LISTING start
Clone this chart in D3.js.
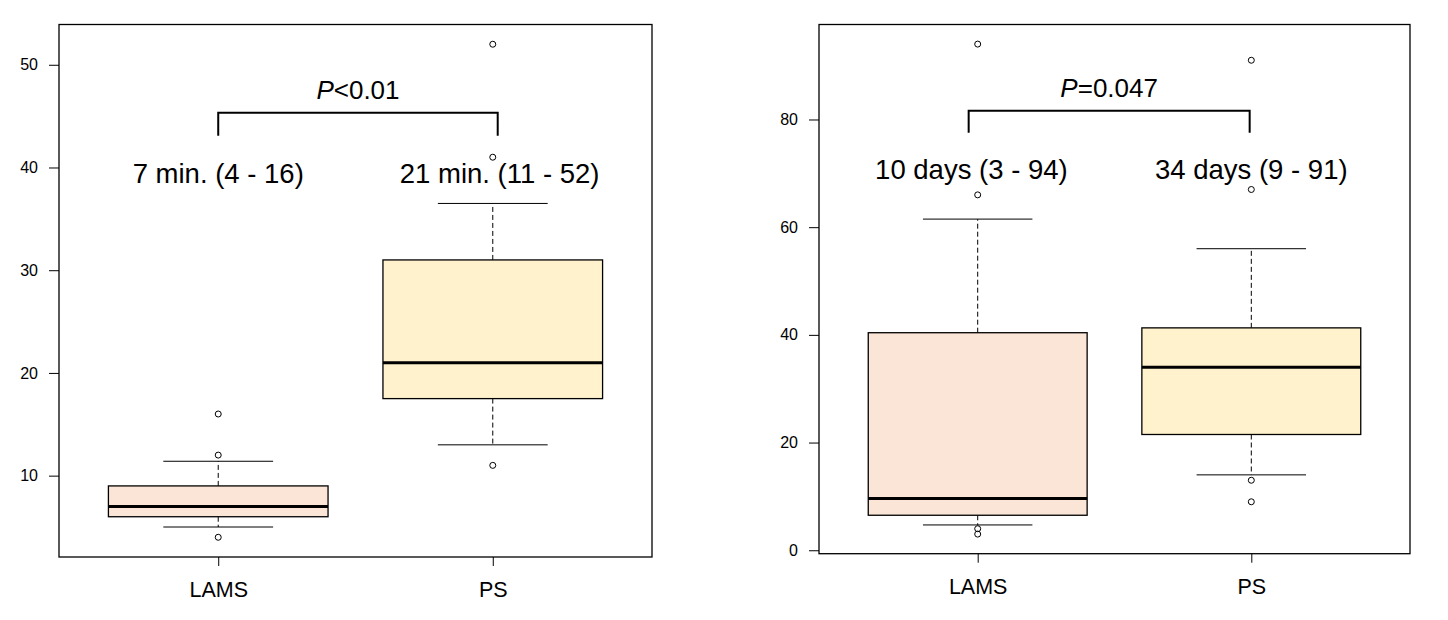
<!DOCTYPE html>
<html>
<head>
<meta charset="utf-8">
<script src="https://cdn.jsdelivr.net/npm/d3@7"></script>
<style>
  body { margin: 0; background: #fff; }
  svg { display: block; font-family: "Liberation Sans", Arial, sans-serif; }
  .tick text { fill: #000; }
</style>
</head>
<body>
<div id="container"></div>
<script>
// groups and fills
let groups = ["LAMS", "PS"];
let fills = ["#FBE5D6", "#FFF2CC"];

// panel 1: procedure time (min)
let timeLow = [5, 13];
let timeQ1 = [6, 17.5];
let timeMed = [7, 21];
let timeQ3 = [9, 31];
let timeHigh = [11.4, 36.5];
let timeOut = [[4, 12, 16], [11, 41, 52]];
let timeTicks = [10, 20, 30, 40, 50];
let timeLabels = ["7 min. (4 - 16)", "21 min. (11 - 52)"];
let timeLabelX = [1.0, 2.025];
let timeLabelY = 38.5;
let timeP = "<0.01";
let timeBracketX = [1.0, 2.018];
let timeBracketY = [45.33, 43.1];
let timePY = 46.7;

// panel 2: days
let dayLow = [4.7, 14];
let dayQ1 = [6.5, 21.5];
let dayMed = [9.6, 34];
let dayQ3 = [40.4, 41.3];
let dayHigh = [61.5, 56];
let dayOut = [[3, 4, 66, 94], [9, 13, 67, 91]];
let dayTicks = [0, 20, 40, 60, 80];
let dayLabels = ["10 days (3 - 94)", "34 days (9 - 91)"];
let dayLabelX = [0.977, 2.0];
let dayLabelY = 69;
let dayP = "=0.047";
let dayBracketX = [0.967, 1.994];
let dayBracketY = [81.6, 77.55];
let dayPY = 84.2;

let width = 1448, height = 620;

let svg = d3.select("#container").append("svg")
    .attr("width", width)
    .attr("height", height);

function drawPanel(p) {
    let g = svg.append("g");

    let all = [].concat(p.low, p.high, ...p.out);
    let ext = d3.extent(all);
    let pad = (ext[1] - ext[0]) * 0.04;

    let x = d3.scaleLinear().domain([0.42, 2.58]).range([p.left, p.right]);
    let y = d3.scaleLinear().domain([ext[0] - pad, ext[1] + pad]).range([p.bottom, p.top]);

    let unit = x(1) - x(0);
    let boxW = 0.8 * unit, stapleW = 0.4 * unit;

    let stats = groups.map((name, i) => ({
        name: name, i: i + 1, fill: fills[i],
        low: p.low[i], q1: p.q1[i], med: p.med[i], q3: p.q3[i], high: p.high[i], out: p.out[i]
    }));

    // y axis
    let yAxis = d3.axisLeft(y).tickValues(p.ticks).tickSize(10).tickSizeOuter(0).tickPadding(11);
    let ya = g.append("g")
        .attr("transform", "translate(" + p.left + ",0)")
        .call(yAxis);
    ya.select(".domain").remove();
    ya.selectAll("line").attr("stroke", "#000");
    ya.selectAll("text").attr("font-size", 16);

    // x axis
    let xAxis = d3.axisBottom(x).tickValues([1, 2]).tickFormat((d, i) => groups[i]).tickSize(9).tickPadding(16);
    let xa = g.append("g")
        .attr("transform", "translate(0," + p.bottom + ")")
        .call(xAxis);
    xa.select(".domain").remove();
    xa.selectAll("line").attr("stroke", "#000");
    xa.selectAll("text").attr("font-size", 21.5);

    let box = g.selectAll(".box").data(stats).enter().append("g").attr("class", "box");

    // whiskers (dashed)
    box.append("line")
        .attr("x1", d => x(d.i)).attr("x2", d => x(d.i))
        .attr("y1", d => y(d.q3)).attr("y2", d => y(d.high))
        .attr("stroke", "#000").attr("stroke-dasharray", "5,3");
    box.append("line")
        .attr("x1", d => x(d.i)).attr("x2", d => x(d.i))
        .attr("y1", d => y(d.q1)).attr("y2", d => y(d.low))
        .attr("stroke", "#000").attr("stroke-dasharray", "5,3");

    // staples
    box.append("line")
        .attr("x1", d => x(d.i) - stapleW / 2).attr("x2", d => x(d.i) + stapleW / 2)
        .attr("y1", d => y(d.high)).attr("y2", d => y(d.high))
        .attr("stroke", "#000");
    box.append("line")
        .attr("x1", d => x(d.i) - stapleW / 2).attr("x2", d => x(d.i) + stapleW / 2)
        .attr("y1", d => y(d.low)).attr("y2", d => y(d.low))
        .attr("stroke", "#000");

    // box
    box.append("rect")
        .attr("x", d => x(d.i) - boxW / 2)
        .attr("width", boxW)
        .attr("y", d => y(d.q3))
        .attr("height", d => y(d.q1) - y(d.q3))
        .attr("fill", d => d.fill)
        .attr("stroke", "#000")
        .attr("stroke-width", 1.3);

    // median
    box.append("line")
        .attr("x1", d => x(d.i) - boxW / 2).attr("x2", d => x(d.i) + boxW / 2)
        .attr("y1", d => y(d.med)).attr("y2", d => y(d.med))
        .attr("stroke", "#000").attr("stroke-width", 3);

    // outliers
    box.selectAll("circle").data(d => d.out.map(v => ({i: d.i, v: v})))
        .enter().append("circle")
        .attr("cx", d => x(d.i))
        .attr("cy", d => y(d.v))
        .attr("r", 3)
        .attr("fill", "none")
        .attr("stroke", "#000")
        .attr("stroke-width", 1);

    // frame
    g.append("rect")
        .attr("x", p.left).attr("y", p.top)
        .attr("width", p.right - p.left).attr("height", p.bottom - p.top)
        .attr("fill", "none").attr("stroke", "#000").attr("stroke-width", 1.3);

    // bracket
    g.append("path")
        .attr("d", d3.line()([
            [x(p.bracketX[0]), y(p.bracketY[1])],
            [x(p.bracketX[0]), y(p.bracketY[0])],
            [x(p.bracketX[1]), y(p.bracketY[0])],
            [x(p.bracketX[1]), y(p.bracketY[1])]
        ]))
        .attr("fill", "none").attr("stroke", "#000").attr("stroke-width", 2);

    // p value
    let pt = g.append("text")
        .attr("x", x((p.bracketX[0] + p.bracketX[1]) / 2))
        .attr("y", y(p.pY))
        .attr("text-anchor", "middle")
        .attr("font-size", 26);
    pt.append("tspan").attr("font-style", "italic").text("P");
    pt.append("tspan").text(p.pText);

    // median (range) labels
    g.selectAll(".lab").data(p.labels).enter().append("text")
        .attr("class", "lab")
        .attr("x", (d, i) => x(p.labelX[i]))
        .attr("y", y(p.labelY))
        .attr("text-anchor", "middle")
        .attr("font-size", 27.5)
        .text(d => d);
}

drawPanel({
    left: 59, right: 652, top: 24.5, bottom: 557,
    low: timeLow, q1: timeQ1, med: timeMed, q3: timeQ3, high: timeHigh, out: timeOut,
    ticks: timeTicks, labels: timeLabels, labelX: timeLabelX, labelY: timeLabelY,
    pText: timeP, pY: timePY, bracketX: timeBracketX, bracketY: timeBracketY
});

drawPanel({
    left: 819, right: 1410, top: 24.5, bottom: 553.7,
    low: dayLow, q1: dayQ1, med: dayMed, q3: dayQ3, high: dayHigh, out: dayOut,
    ticks: dayTicks, labels: dayLabels, labelX: dayLabelX, labelY: dayLabelY,
    pText: dayP, pY: dayPY, bracketX: dayBracketX, bracketY: dayBracketY
});
</script>
</body>
</html>
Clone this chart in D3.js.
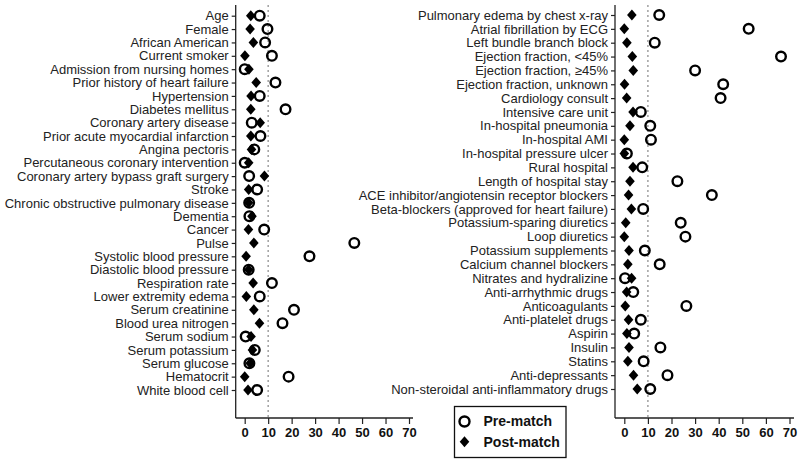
LISTING end
■ **WHAT NEEDS TO BE DONE**:
Repeat the listing above from its first line through the line that contains "let timePY = 46.7;", both included, and nothing more. Drop the pictures.

■ **SOLUTION**:
Clone this chart in D3.js.
<!DOCTYPE html>
<html>
<head>
<meta charset="utf-8">
<script src="https://cdn.jsdelivr.net/npm/d3@7"></script>
<style>
  body { margin: 0; background: #fff; }
  svg { display: block; font-family: "Liberation Sans", Arial, sans-serif; }
  .tick text { fill: #000; }
</style>
</head>
<body>
<div id="container"></div>
<script>
// groups and fills
let groups = ["LAMS", "PS"];
let fills = ["#FBE5D6", "#FFF2CC"];

// panel 1: procedure time (min)
let timeLow = [5, 13];
let timeQ1 = [6, 17.5];
let timeMed = [7, 21];
let timeQ3 = [9, 31];
let timeHigh = [11.4, 36.5];
let timeOut = [[4, 12, 16], [11, 41, 52]];
let timeTicks = [10, 20, 30, 40, 50];
let timeLabels = ["7 min. (4 - 16)", "21 min. (11 - 52)"];
let timeLabelX = [1.0, 2.025];
let timeLabelY = 38.5;
let timeP = "<0.01";
let timeBracketX = [1.0, 2.018];
let timeBracketY = [45.33, 43.1];
let timePY = 46.7;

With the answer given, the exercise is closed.